Public's confidence in U.S. government declining fast

Polls • 60% say if they could, they would vote to replace every member of Congress, including their own.
This is an archived article that was published on sltrib.com in 2013, and information in the article may be outdated. It is provided only for personal research purposes and may not be reprinted.

Washington • Sometimes polls state the obvious. Sometimes they surprise. The latest NBC News-Wall Street Journal and Gallup polls, which landed in the middle of the government shutdown late last week, did both.

Everyone knew that the shutdown and threats of a government default would damage the political standing of all parties in the Washington drama. That was obvious. What was surprising was the amount of damage that was done in so short a time — and especially to the Republican Party, whose tactical mistakes led to the shutdown, soon to enter its third week.

Republican pollster Bill McInturff and Democratic pollsters Peter Hart and Fred Yang conducted the NBC-Wall Street Journal poll. All are veteran practitioners, but even they seemed startled by the findings. McInturff wrote, "Overall, this is among the handful of surveys that stand out in my career as being significant and consequential." Hart called the survey "jaw-dropping."

Almost eight respondents in 10 said the country is now seriously off track, a jump of 16 points in a month. Four in 10 said they now expect the economy to get worse over the next year. McInturff said it is only the fifth time in 20 years that such pessimism about the economy has reached or exceeded 40 percent.

Anger at the political class in Washington has risen to levels rarely seen. In the NBC-Wall Street Journal poll, six in 10 — a record — said that if they could, they would vote to replace every member of Congress, including their own. Six in 10 also said that what is happening in Washington makes them worry more about the future of the economy.

President Barack Obama and the Democrats did not escape criticism, but the Republicans were in a different league in terms of how the public assessed blame. The shutdown has been a political debacle for the Republicans. Images of both the Republican Party and the tea party, whose followers in the House pressed for the strategy that led to the shutdown, registered record lows. Just 24 percent said they had a positive impression of the GOP. The tea party's positive rating was just 21 percent.

Fifty-three percent of all Americans blamed the Republicans for the shutdown. Only 31 percent blamed Obama. More than two in three said Republicans had put their own agenda ahead of the country's interests, while 51 percent said that of the president.

Sen. Ted Cruz, R-Tex., who staged a 21-hour filibuster demanding that the Affordable Care Act be defunded as the price for keeping the government running, tried to slough off the results.
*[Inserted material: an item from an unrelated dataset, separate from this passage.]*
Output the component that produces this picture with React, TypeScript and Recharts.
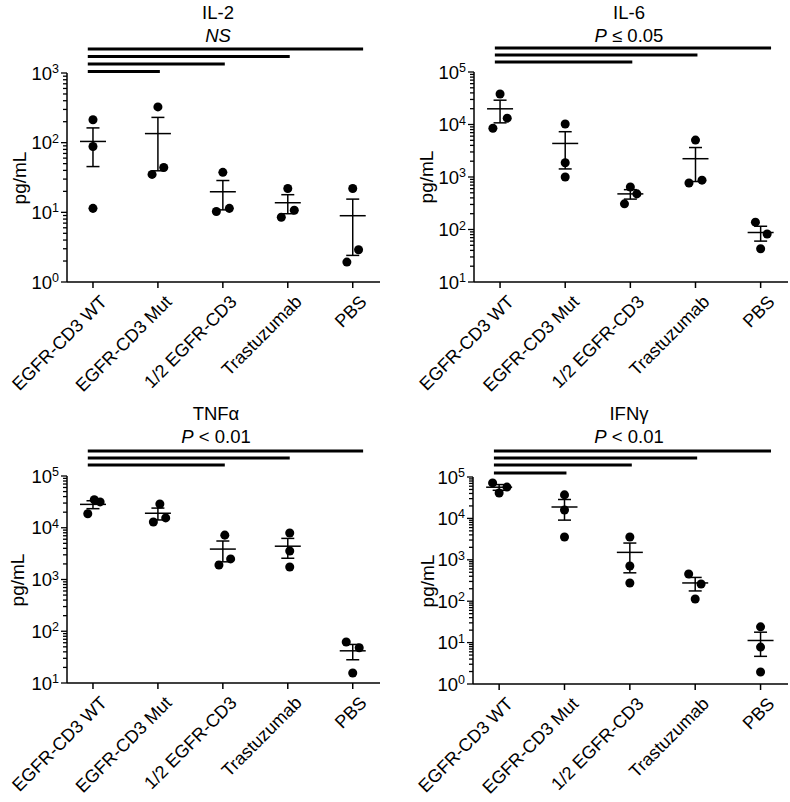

He told NBC News on Friday that the poll was "not reflective of where the country is." Cruz must have missed the findings of the Gallup organization, which released numbers almost identical to those of the NBC-Wall Street Journal.

The impasse could lead to a default by the federal government this week if the talks now underway between congressional Republicans, Democrats and White House officials do not bear fruit.